Mr. M is the third cat I've lost to old age and illness in the past five years, yet his passing really threw me deep into the dumps. Why is that? Unlike my other two kitties, I didn't pick Mr. M out from a shelter. He introduced himself to us shortly after we moved into our house waaay back in 2003. He showed up at the front door, peering in, and, being a cat lover, I couldn't have been more delighted than if a unicorn had appeared. 

I started leaving out food for this magical cat, and he repaid our kindness by staring into our windows and sliding glass doors with an eerie, Buddha-like calm, until our indoor kitty, Sidney, would wake us all from a deep slumber, yowling as if some fiend had broken into the kitchen and was chopping her into pieces with a hatchet.

After a few years, our fluffy moocher earned a name: Mr. Mistoffelees. Eventually, he decided we were trustworthy enough to pet him. But it had to be on his terms. I stopped petting him one day in the yard and turned my back to resume some yard work.
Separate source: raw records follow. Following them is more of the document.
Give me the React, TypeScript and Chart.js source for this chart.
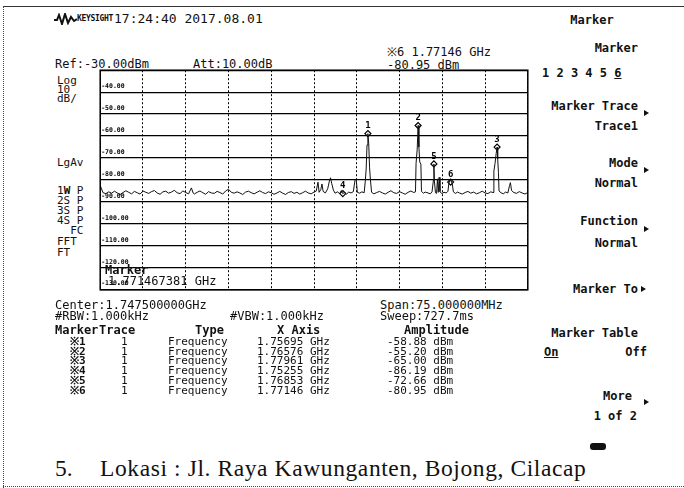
import React, { useEffect, useRef } from "react";
import { Chart, registerables } from "chart.js";

Chart.register(...registerables);

// ---- data ----
const X_MIN_MHZ = 1710;
const X_MAX_MHZ = 1785;
const X_STEP_MHZ = 7.5;
const Y_MIN_DBM = -130;
const Y_MAX_DBM = -30;
const Y_STEP_DB = 10;

// trace 1 [frequency MHz, amplitude dBm]
const TRACE: [number, number][] = [
  [1710.0, -82.5], [1710.5, -85.8], [1711.0, -86.2], [1711.5, -85.4], [1712.0, -86.0],
  [1712.5, -85.1], [1713.0, -85.9], [1713.5, -86.6], [1714.0, -85.7], [1714.5, -84.9],
  [1715.0, -85.6], [1715.5, -86.3], [1716.0, -85.2], [1716.5, -85.8], [1717.0, -86.4],
  [1717.5, -85.0], [1718.0, -85.6], [1718.5, -86.1], [1719.0, -85.3], [1719.5, -84.8],
  [1720.0, -85.9], [1720.5, -86.5], [1721.0, -85.4], [1721.5, -85.1], [1722.0, -86.0],
  [1722.5, -85.5], [1723.0, -84.7], [1723.5, -85.8], [1724.0, -86.2], [1724.5, -85.0],
  [1725.0, -85.7], [1725.5, -86.3], [1726.0, -83.6], [1726.3, -85.9], [1726.5, -86.4],
  [1727.0, -85.6], [1727.5, -85.0], [1728.0, -85.8], [1728.5, -86.5], [1729.0, -85.3],
  [1729.5, -85.9], [1730.0, -86.1], [1730.5, -85.2], [1731.0, -85.7], [1731.5, -86.4],
  [1732.0, -85.0], [1732.5, -84.2], [1733.0, -85.6], [1733.5, -86.0], [1734.0, -85.4],
  [1734.5, -85.9], [1735.0, -86.6], [1735.5, -85.5], [1736.0, -85.1], [1736.5, -85.8],
  [1737.0, -86.3], [1737.5, -85.6], [1738.0, -84.9], [1738.5, -85.7], [1739.0, -86.2],
  [1739.5, -85.4], [1740.0, -85.8], [1740.5, -86.5], [1741.0, -85.9], [1741.5, -85.2],
  [1742.0, -86.0], [1742.5, -86.6], [1743.0, -85.7], [1743.5, -85.3], [1744.0, -86.1],
  [1744.5, -85.6], [1745.0, -86.4], [1745.5, -85.8], [1746.0, -85.1], [1746.5, -85.9],
  [1747.0, -86.3], [1747.5, -85.5], [1747.9, -85.0], [1748.2, -81.0], [1748.4, -85.6],
  [1748.7, -84.3], [1748.9, -81.8], [1749.1, -85.2], [1749.5, -85.9], [1749.9, -84.0],
  [1750.2, -80.5], [1750.4, -79.0], [1750.6, -81.5], [1750.9, -84.6], [1751.2, -86.0],
  [1751.6, -85.4], [1752.0, -86.2], [1752.3, -84.8], [1752.55, -86.2], [1752.8, -85.7],
  [1753.2, -86.4], [1753.6, -85.5], [1754.0, -85.9], [1754.4, -85.3], [1754.7, -80.0],
  [1754.9, -79.5], [1755.1, -85.6], [1755.5, -86.0], [1755.9, -85.4], [1756.3, -85.8],
  [1756.5, -80.5], [1756.65, -75.0], [1756.8, -64.0], [1756.95, -58.9], [1757.1, -63.5],
  [1757.25, -74.5], [1757.4, -80.0], [1757.6, -85.6], [1758.0, -86.3], [1758.5, -85.7],
  [1759.0, -85.2], [1759.5, -85.9], [1760.0, -86.4], [1760.5, -85.6], [1761.0, -84.9],
  [1761.5, -85.8], [1762.0, -86.1], [1762.5, -85.3], [1763.0, -85.9], [1763.5, -86.5],
  [1764.0, -85.6], [1764.5, -85.0], [1765.0, -85.7], [1765.3, -85.4], [1765.4, -72.5],
  [1765.6, -66.0], [1765.76, -55.2], [1765.9, -65.0], [1766.05, -71.8], [1766.25, -72.8],
  [1766.35, -85.2], [1766.7, -86.0], [1767.0, -85.5], [1767.5, -85.9], [1767.9, -86.3],
  [1768.2, -85.4], [1768.45, -80.0], [1768.53, -72.7], [1768.62, -80.5], [1768.8, -85.8],
  [1769.0, -86.1], [1769.15, -79.5], [1769.3, -85.6], [1769.45, -78.8], [1769.6, -85.3],
  [1769.9, -86.2], [1770.3, -85.6], [1770.7, -85.9], [1771.0, -85.1], [1771.15, -81.5],
  [1771.35, -80.2], [1771.55, -80.4], [1771.75, -81.8], [1771.95, -85.4], [1772.3, -86.1],
  [1772.7, -85.5], [1773.0, -85.9], [1773.5, -86.4], [1774.0, -85.7], [1774.5, -85.2],
  [1775.0, -86.0], [1775.5, -85.5], [1776.0, -86.3], [1776.5, -85.8], [1777.0, -85.1],
  [1777.5, -85.9], [1778.0, -86.2], [1778.5, -85.4], [1778.9, -85.7], [1779.05, -76.0],
  [1779.25, -72.5], [1779.45, -68.0], [1779.61, -65.0], [1779.72, -70.5], [1779.85, -76.5],
  [1779.95, -85.0], [1780.3, -85.8], [1780.7, -86.3], [1781.1, -85.5], [1781.5, -85.9],
  [1781.8, -82.5], [1781.95, -81.2], [1782.15, -84.8], [1782.5, -85.6], [1783.0, -86.1],
  [1783.5, -85.3], [1784.0, -85.9], [1784.5, -86.4], [1785.0, -85.7],
];

const MARKER_IDS = ["1", "2", "3", "4", "5", "6"];
const MARKER_MHZ = [1756.95, 1765.76, 1779.61, 1752.55, 1768.53, 1771.46];
const MARKER_DBM = [-58.88, -55.2, -65.0, -86.19, -72.66, -80.95];
const MARKER_TRACE = ["1", "1", "1", "1", "1", "1"];

const ACTIVE_MARKER = 5; // index of marker 6

const MONO = "'DejaVu Sans Mono', 'Liberation Mono', monospace";
const SERIF = "'Liberation Serif', 'Times New Roman', serif";
const INK = "#111";

function Txt(props: {
  x: number;
  y: number;
  s?: number;
  bold?: boolean;
  align?: "left" | "right" | "center";
  font?: string;
  style?: React.CSSProperties;
  children: React.ReactNode;
}) {
  const { x, y, s = 12, bold, align = "left", font = MONO, style, children } = props;
  const tx =
    align === "right" ? "translate(-100%, -50%)" : align === "center" ? "translate(-50%, -50%)" : "translateY(-50%)";
  return (
    <div
      style={{
        position: "absolute",
        left: x,
        top: y,
        transform: tx,
        fontFamily: font,
        fontSize: s,
        fontWeight: bold ? 700 : 400,
        lineHeight: 1,
        whiteSpace: "pre",
        color: INK,
        ...style,
      }}
    >
      {children}
    </div>
  );
}

function Arrow({ x, y }: { x: number; y: number }) {
  return (
    <div
      style={{
        position: "absolute",
        left: x,
        top: y - 3,
        width: 0,
        height: 0,
        borderTop: "3px solid transparent",
        borderBottom: "3px solid transparent",
        borderLeft: "5px solid #111",
      }}
    />
  );
}

const markerLabelPlugin = {
  id: "markerLabels",
  afterDatasetsDraw(chart: any) {
    const ctx = chart.ctx;
    const meta = chart.getDatasetMeta(1);
    ctx.save();
    ctx.fillStyle = "#000";
    ctx.font = "bold 9px " + MONO;
    ctx.textAlign = "center";
    ctx.textBaseline = "bottom";
    meta.data.forEach((el: any, i: number) => {
      ctx.fillText(MARKER_IDS[i], el.x, el.y - 3);
    });
    const { left, top, right, bottom } = chart.chartArea;
    ctx.strokeStyle = "#000";
    ctx.lineWidth = 1.5;
    ctx.strokeRect(left, top, right - left, bottom - top);
    ctx.restore();
  },
};

function SpectrumChart() {
  const ref = useRef<HTMLCanvasElement | null>(null);
  useEffect(() => {
    if (!ref.current) return;
    const chart = new Chart(ref.current, {
      type: "line",
      data: {
        datasets: [
          {
            data: TRACE.map(([x, y]) => ({ x, y })),
            borderColor: "#111",
            borderWidth: 1,
            pointRadius: 0,
            tension: 0,
            fill: false,
          },
          {
            data: MARKER_MHZ.map((x, i) => ({ x, y: MARKER_DBM[i] })),
            showLine: false,
            pointStyle: "rectRot",
            pointRadius: 3,
            pointBackgroundColor: "#fff",
            pointBorderColor: "#000",
            pointBorderWidth: 1.2,
          },
        ],
      },
      options: {
        animation: false,
        responsive: false,
        maintainAspectRatio: false,
        layout: { padding: 2 },
        plugins: { legend: { display: false }, tooltip: { enabled: false } },
        scales: {
          x: {
            type: "linear",
            min: X_MIN_MHZ,
            max: X_MAX_MHZ,
            ticks: { display: false, stepSize: X_STEP_MHZ },
            grid: { color: "#000", lineWidth: 1, drawTicks: false },
            border: { display: false, dash: [2, 2] },
          },
          y: {
            type: "linear",
            min: Y_MIN_DBM,
            max: Y_MAX_DBM,
            ticks: {
              stepSize: Y_STEP_DB,
              mirror: true,
              labelOffset: -6,
              padding: 1,
              color: "#000",
              font: { size: 6.5, family: MONO, weight: "bold" },
              callback: (v: any) => (Number(v) === Y_MAX_DBM ? "" : Number(v).toFixed(2)),
            },
            grid: { color: "#000", lineWidth: 1.3, drawTicks: false },
            border: { display: false },
          },
        },
      },
      plugins: [markerLabelPlugin],
    } as any);
    return () => chart.destroy();
  }, []);
  return (
    <canvas
      ref={ref}
      width={438}
      height={230}
      style={{ position: "absolute", left: 95, top: 65, width: 438, height: 230 }}
    />
  );
}

export default function App() {
  useEffect(() => {
    document.body.style.margin = "0";
  }, []);
  const fmtFreq = (mhz: number) => (mhz / 1000).toFixed(5) + " GHz";
  const fmtAmp = (dbm: number) => dbm.toFixed(2) + " dBm";
  const menuR = 638;
  return (
    <div
      style={{
        position: "fixed",
        left: 0,
        top: 0,
        width: 684,
        height: 488,
        background: "#fff",
        overflow: "hidden",
      }}
    >
      {/* page frame */}
      <div style={{ position: "absolute", left: 3, top: 6, width: 681, height: 0, borderTop: "1px solid #333" }} />
      <div style={{ position: "absolute", left: 3, top: 6, width: 0, height: 482, borderLeft: "1px dotted #444" }} />
      <div style={{ position: "absolute", left: 3, top: 486, width: 681, height: 0, borderTop: "1px dotted #444" }} />

      {/* header */}
      <svg style={{ position: "absolute", left: 54, top: 13 }} width={23} height={12} viewBox="0 0 23 12">
        <polyline
          points="0,7 3,7 5,2 8,11 11,1 14,10 17,4 20,8 23,6"
          fill="none"
          stroke="#111"
          strokeWidth={2}
        />
      </svg>
      <Txt x={77} y={19} s={8} bold style={{ letterSpacing: -0.3 }}>KEYSIGHT</Txt>
      <Txt x={114} y={18} s={13}>17:24:40 2017.08.01</Txt>
      <Txt x={387} y={52}>{"※" + MARKER_IDS[ACTIVE_MARKER] + " " + fmtFreq(MARKER_MHZ[ACTIVE_MARKER])}</Txt>
      <Txt x={387} y={65}>{fmtAmp(MARKER_DBM[ACTIVE_MARKER])}</Txt>
      <Txt x={55} y={64}>Ref:-30.00dBm</Txt>
      <Txt x={193} y={64}>Att:10.00dB</Txt>

      {/* left side labels */}
      <Txt x={57} y={80} s={11}>Log</Txt>
      <Txt x={57} y={89} s={11}>10</Txt>
      <Txt x={57} y={98} s={11}>dB/</Txt>
      <Txt x={57} y={162} s={11}>LgAv</Txt>
      <Txt x={57} y={190} s={11}>{"1"}<b>W</b>{" P"}</Txt>
      <Txt x={57} y={200} s={11}>2S P</Txt>
      <Txt x={57} y={210} s={11}>3S P</Txt>
      <Txt x={57} y={220} s={11}>4S P</Txt>
      <Txt x={57} y={230} s={11}>{"  FC"}</Txt>
      <Txt x={57} y={241} s={11}>FFT</Txt>
      <Txt x={57} y={252} s={11}>FT</Txt>

      {/* plot */}
      <SpectrumChart />
      <Txt x={105} y={270} bold>Marker</Txt>
      <Txt x={108} y={281}>1.771467381 GHz</Txt>

      {/* right menu */}
      <Txt x={592} y={20} bold align="center">Marker</Txt>
      <Txt x={menuR} y={48} bold align="right">Marker</Txt>
      <Txt x={542} y={73} bold>
        {MARKER_IDS.map((m, i) => (
          <span key={m} style={{ textDecoration: i === ACTIVE_MARKER ? "underline" : "none" }}>
            {m + (i < MARKER_IDS.length - 1 ? " " : "")}
          </span>
        ))}
      </Txt>
      <Txt x={menuR} y={106} bold align="right">Marker Trace</Txt>
      <Arrow x={644} y={113} />
      <Txt x={menuR} y={126} bold align="right">Trace1</Txt>
      <Txt x={menuR} y={163} bold align="right">Mode</Txt>
      <Arrow x={644} y={170} />
      <Txt x={menuR} y={183} bold align="right">Normal</Txt>
      <Txt x={menuR} y={221} bold align="right">Function</Txt>
      <Txt x={menuR} y={243} bold align="right">Normal</Txt>
      <Arrow x={644} y={229} />
      <Txt x={573} y={289} bold>Marker To</Txt>
      <Arrow x={641} y={289} />
      <Txt x={menuR} y={333} bold align="right">Marker Table</Txt>
      <Txt x={544} y={352} bold style={{ textDecoration: "underline" }}>On</Txt>
      <Txt x={647} y={352} bold align="right">Off</Txt>
      <Txt x={632} y={396} bold align="right">More</Txt>
      <Arrow x={644} y={402} />
      <Txt x={637} y={416} bold align="right">1 of 2</Txt>
      <div
        style={{
          position: "absolute",
          left: 590,
          top: 443,
          width: 16,
          height: 7,
          borderRadius: 3,
          background: "#111",
        }}
      />

      {/* settings below plot */}
      <Txt x={55} y={305}>Center:1.747500000GHz</Txt>
      <Txt x={380} y={305}>Span:75.000000MHz</Txt>
      <Txt x={55} y={316}>#RBW:1.000kHz</Txt>
      <Txt x={230} y={316}>#VBW:1.000kHz</Txt>
      <Txt x={380} y={316}>Sweep:727.7ms</Txt>

      {/* marker table */}
      <Txt x={55} y={330} bold>Marker</Txt>
      <Txt x={99} y={330} bold>Trace</Txt>
      <Txt x={195} y={330} bold>Type</Txt>
      <Txt x={277} y={330} bold>X Axis</Txt>
      <Txt x={404} y={330} bold>Amplitude</Txt>
      {MARKER_IDS.map((m, i) => {
        const y = 341 + i * 9.7;
        return (
          <React.Fragment key={m}>
            <Txt x={70} y={y} s={11} bold>{"※" + m}</Txt>
            <Txt x={121} y={y} s={11}>{MARKER_TRACE[i]}</Txt>
            <Txt x={168} y={y} s={11}>Frequency</Txt>
            <Txt x={257} y={y} s={11}>{fmtFreq(MARKER_MHZ[i])}</Txt>
            <Txt x={387} y={y} s={11}>{fmtAmp(MARKER_DBM[i])}</Txt>
          </React.Fragment>
        );
      })}

      {/* document caption */}
      <Txt x={55} y={469} s={23.5} font={SERIF}>5.</Txt>
      <Txt x={100} y={469} s={23.5} font={SERIF} style={{ letterSpacing: 0.6 }}>
        Lokasi : Jl. Raya Kawunganten, Bojong, Cilacap
      </Txt>
    </div>
  );
}
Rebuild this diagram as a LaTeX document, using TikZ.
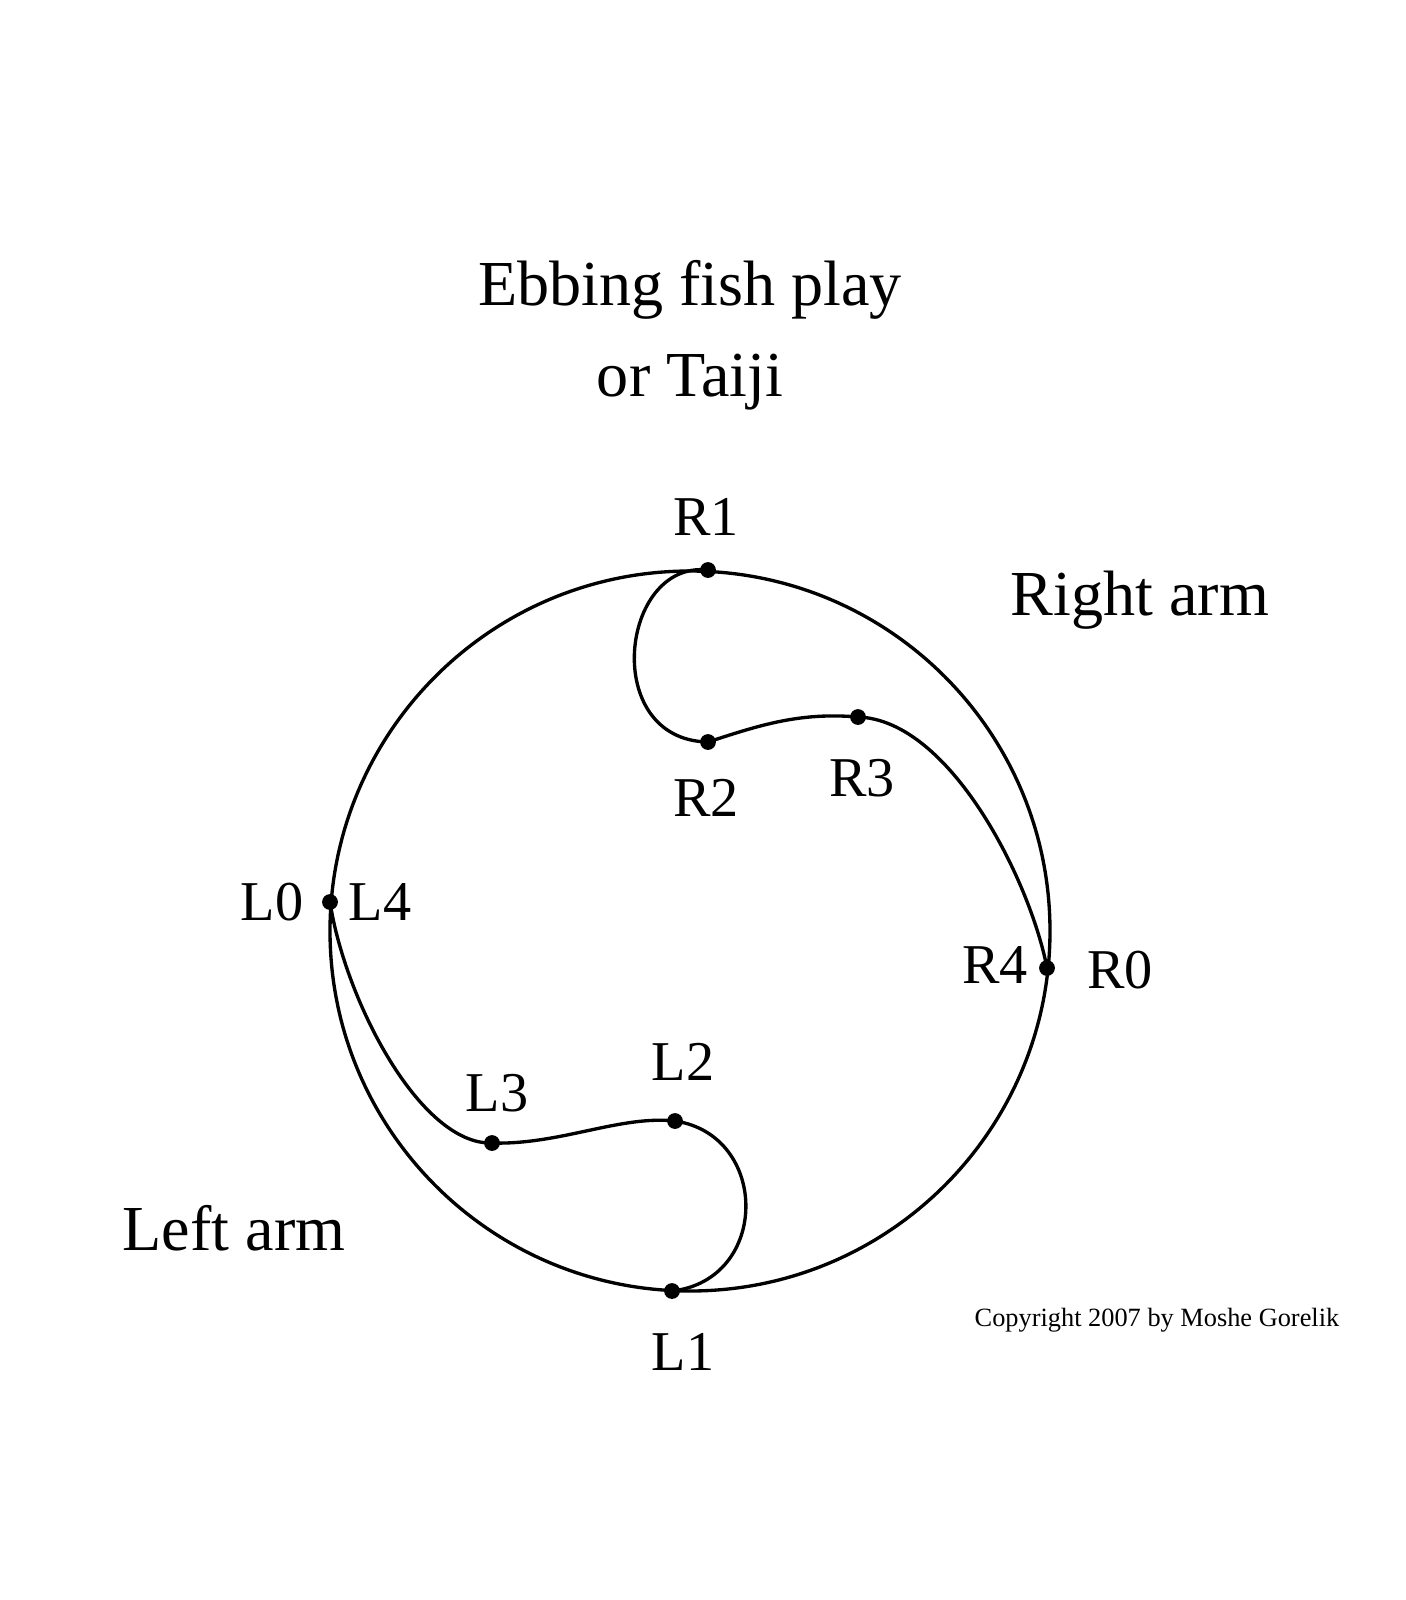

Well, let's just say he went full-on assassin ninja with his claws and teeth into my bare legs.





At the seven year mark, I started letting him into our house. Or rather, he decided to grace us with his magnificent presence. Winters in Rochester can be very bitter and nothing pleased me more than seeing him snuggled up on the couch with one of my daughters.





As the years passed, he became more calm and less bitey around us. In fact, he became a total lap cat. I would lay down on my bed, bringing the covers up to my chin. He would crawl the length of my body and settle down on my chest, his nose two inches from mine, his claws kneading my neck. I'd rub behind his ears, along his cheeks, and under his chin until drops of smelly, tuna-scented drool plunked down on my face. Sometimes he would rub his nose all over mine. 

Good times. Great times.

He could have done some serious damage to my eyes or face, but he didn't. I trusted him, and apparently, he trusted me. This cat was well known throughout the neighborhood and had many fans, feeders, and providers of outdoor cat homes. Our neighbors have stories and memories of his visits dating back to 2000. (He once slid open someone's screen door, to let their cats escape.) He was Jasper. He was "The Mayor." 

Yet, for some reason, we were the lucky ones. He picked us as his home and I am so grateful that he did.